Documentation ¶
Overview ¶
Package textio contains transforms for reading and writing text files.
Index ¶
- func Immediate(s beam.Scope, filename string) (beam.PCollection, error)
- func Read(s beam.Scope, glob string, opts ...ReadOptionFn) beam.PCollection
- func ReadAll(s beam.Scope, col beam.PCollection, opts ...ReadOptionFn) beam.PCollection
- func ReadAllSdf(s beam.Scope, col beam.PCollection) beam.PCollectiondeprecated
- func ReadSdf(s beam.Scope, glob string) beam.PCollectiondeprecated
- func ReadWithFilename(s beam.Scope, glob string, opts ...ReadOptionFn) beam.PCollection
- func Write(s beam.Scope, filename string, col beam.PCollection)
- type ReadOptionFn
Constants ¶
This section is empty.
Variables ¶
This section is empty.
Functions ¶
func Immediate ¶
Immediate reads a local file at pipeline construction-time and embeds the data into a I/O-free pipeline source. Should be used for small files only.
func Read ¶
func Read(s beam.Scope, glob string, opts ...ReadOptionFn) beam.PCollection
Read reads a set of files indicated by the glob pattern and returns the lines as a PCollection<string>. The newlines are not part of the lines. Read accepts a variadic number of ReadOptionFn that can be used to configure the compression type of the file. By default, the compression type is determined by the file extension.
func ReadAll ¶
func ReadAll(s beam.Scope, col beam.PCollection, opts ...ReadOptionFn) beam.PCollection
ReadAll expands and reads the filename given as globs by the incoming PCollection<string>. It returns the lines of all files as a single PCollection<string>. The newlines are not part of the lines. ReadAll accepts a variadic number of ReadOptionFn that can be used to configure the compression type of the files. By default, the compression type is determined by the file extension.
func ReadAllSdf
deprecated
func ReadAllSdf(s beam.Scope, col beam.PCollection) beam.PCollection
ReadAllSdf is a variation of ReadAll implemented via SplittableDoFn. This should result in increased performance with runners that support splitting.

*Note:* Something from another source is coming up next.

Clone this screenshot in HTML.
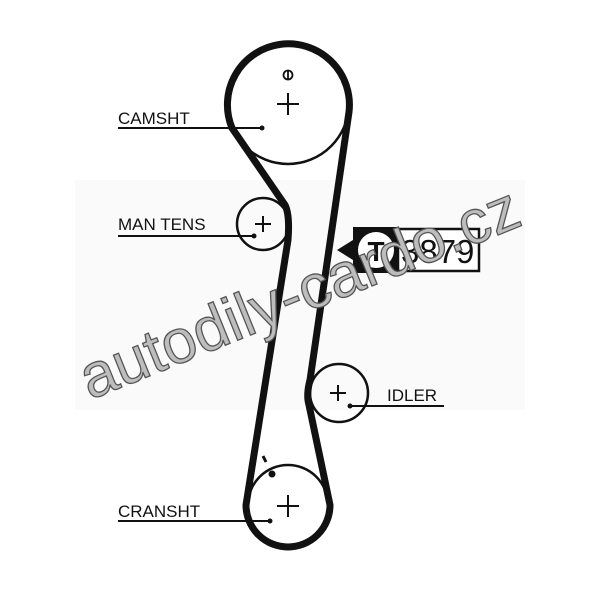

Deprecated: Use ReadAll instead, which has been migrated to use this SDF implementation.
func ReadSdf
deprecated
func ReadSdf(s beam.Scope, glob string) beam.PCollection
ReadSdf is a variation of Read implemented via SplittableDoFn. This should result in increased performance with runners that support splitting.

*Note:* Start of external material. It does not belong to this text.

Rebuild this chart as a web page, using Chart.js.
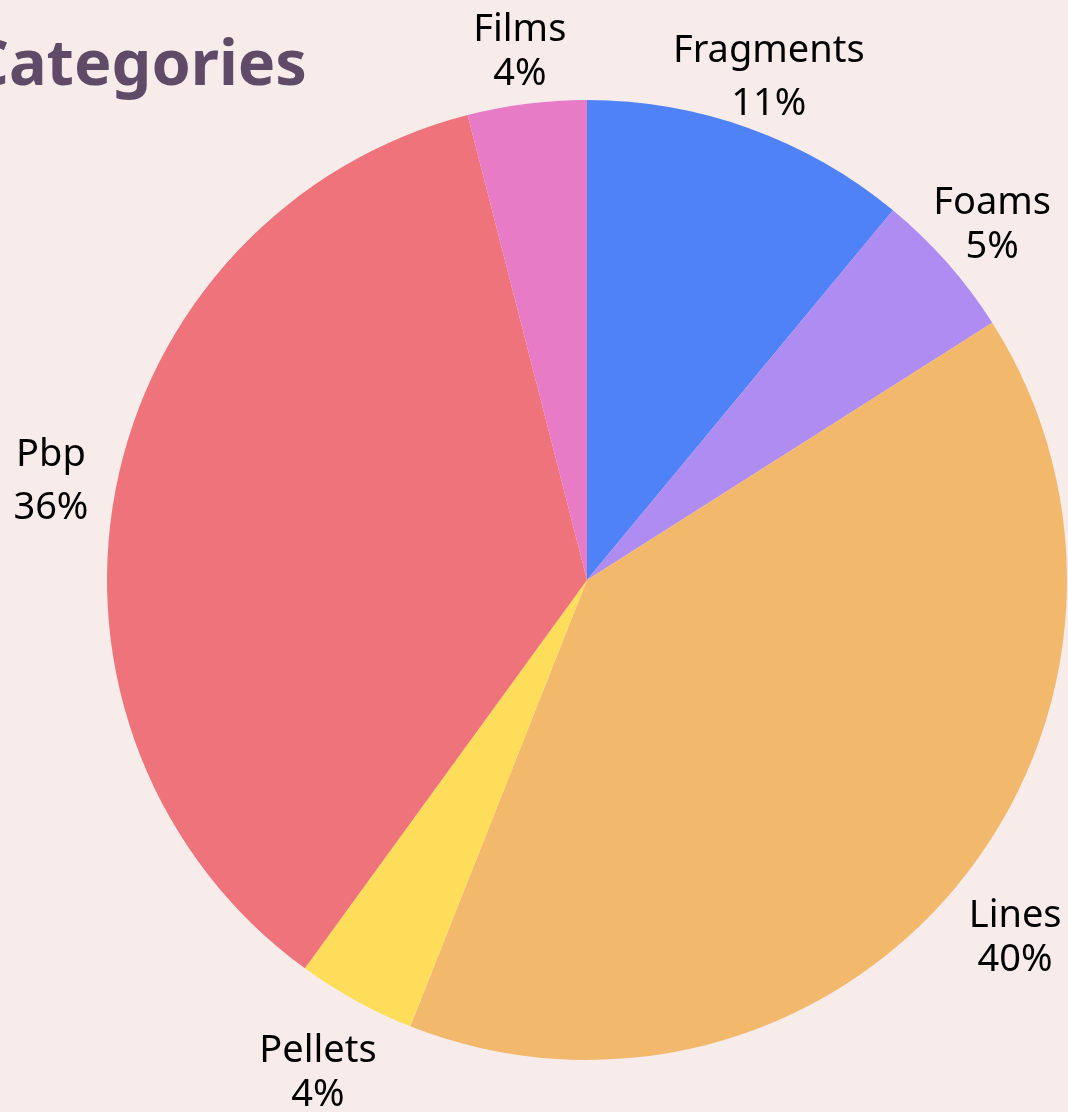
<!DOCTYPE html>
<html>
<head>
<meta charset="utf-8">
<script src="https://cdn.jsdelivr.net/npm/chart.js@4"></script>
<style>
  html, body { margin: 0; padding: 0; background: #f8eceb; overflow: hidden; }
  #wrap { position: relative; width: 1068px; height: 1112px; }
  canvas { display: block; }
</style>
</head>
<body>
<div id="wrap"><canvas id="c" width="1068" height="1112"></canvas></div>
<script>
const titleText = "Categories";
const categories = ["Fragments", "Foams", "Lines", "Pellets", "Pbp", "Films"];
const shares = [11, 5, 40, 4, 36, 4];
const sliceColors = ["#4f81f7", "#ae8cf2", "#f2b86c", "#fedd5a", "#ef737b", "#e77bc6"];

const total = shares.reduce((a, b) => a + b, 0);

const titlePlugin = {
  id: "pageTitle",
  afterDraw(chart) {
    const ctx = chart.ctx;
    ctx.save();
    ctx.font = "bold 63px 'Noto Sans'";
    ctx.fillStyle = "#5f4b68";
    ctx.textAlign = "right";
    ctx.textBaseline = "alphabetic";
    ctx.fillText(titleText, 307, 85);
    ctx.restore();
  }
};

const outerLabels = {
  id: "outerLabels",
  afterDatasetsDraw(chart) {
    const ctx = chart.ctx;
    const meta = chart.getDatasetMeta(0);
    ctx.save();
    ctx.font = "38px 'Noto Sans'";
    ctx.fillStyle = "#000000";
    ctx.textAlign = "center";
    ctx.textBaseline = "alphabetic";
    meta.data.forEach((arc, i) => {
      const p = arc.getProps(["x", "y", "startAngle", "endAngle", "outerRadius"], true);
      const mid = (p.startAngle + p.endAngle) / 2;
      const ux = Math.cos(mid), uy = Math.sin(mid);
      const d = p.outerRadius + 68 + 12 * uy;
      const cx = p.x + ux * d;
      const cy = p.y + uy * d;
      const l1 = chart.data.labels[i];
      const l2 = Math.round(chart.data.datasets[0].data[i] / total * 100) + "%";
      const m1 = ctx.measureText(l1), m2 = ctx.measureText(l2);
      const a1 = m1.actualBoundingBoxAscent, d1 = m1.actualBoundingBoxDescent;
      const a2 = m2.actualBoundingBoxAscent;
      const gap = 17;
      const h = a1 + d1 + gap + a2;
      const b1 = cy - h / 2 + a1;
      const b2 = b1 + d1 + gap + a2;
      ctx.fillText(l1, cx, b1);
      ctx.fillText(l2, cx, b2);
    });
    ctx.restore();
  }
};

new Chart(document.getElementById("c"), {
  type: "pie",
  data: {
    labels: categories,
    datasets: [{
      data: shares,
      backgroundColor: sliceColors,
      borderWidth: 0,
      hoverOffset: 0
    }]
  },
  options: {
    responsive: false,
    animation: false,
    devicePixelRatio: 1,
    layout: { padding: { left: 107, right: 1, top: 100, bottom: 52 } },
    plugins: {
      legend: { display: false },
      tooltip: { enabled: false },
      title: { display: false }
    }
  },
  plugins: [outerLabels, titlePlugin]
});
</script>
</body>
</html>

Deprecated: Use Read instead, which has been migrated to use this SDF implementation.
func ReadWithFilename ¶
func ReadWithFilename(s beam.Scope, glob string, opts ...ReadOptionFn) beam.PCollection
ReadWithFilename reads a set of files indicated by the glob pattern and returns a PCollection<KV<string, string>> of each filename and line. The newlines are not part of the lines. ReadWithFilename accepts a variadic number of ReadOptionFn that can be used to configure the compression type of the files. By default, the compression type is determined by the file extension.
Types ¶
type ReadOptionFn ¶
type ReadOptionFn func(*readOption)
ReadOptionFn is a function that can be passed to Read or ReadAll to configure options for reading files.
func ReadAutoCompression ¶
func ReadAutoCompression() ReadOptionFn
ReadAutoCompression specifies that the compression type of files should be auto-detected.
func ReadGzip ¶
func ReadGzip() ReadOptionFn
ReadGzip specifies that files have been compressed using gzip.
func ReadUncompressed ¶
func ReadUncompressed() ReadOptionFn
ReadUncompressed specifies that files have not been compressed.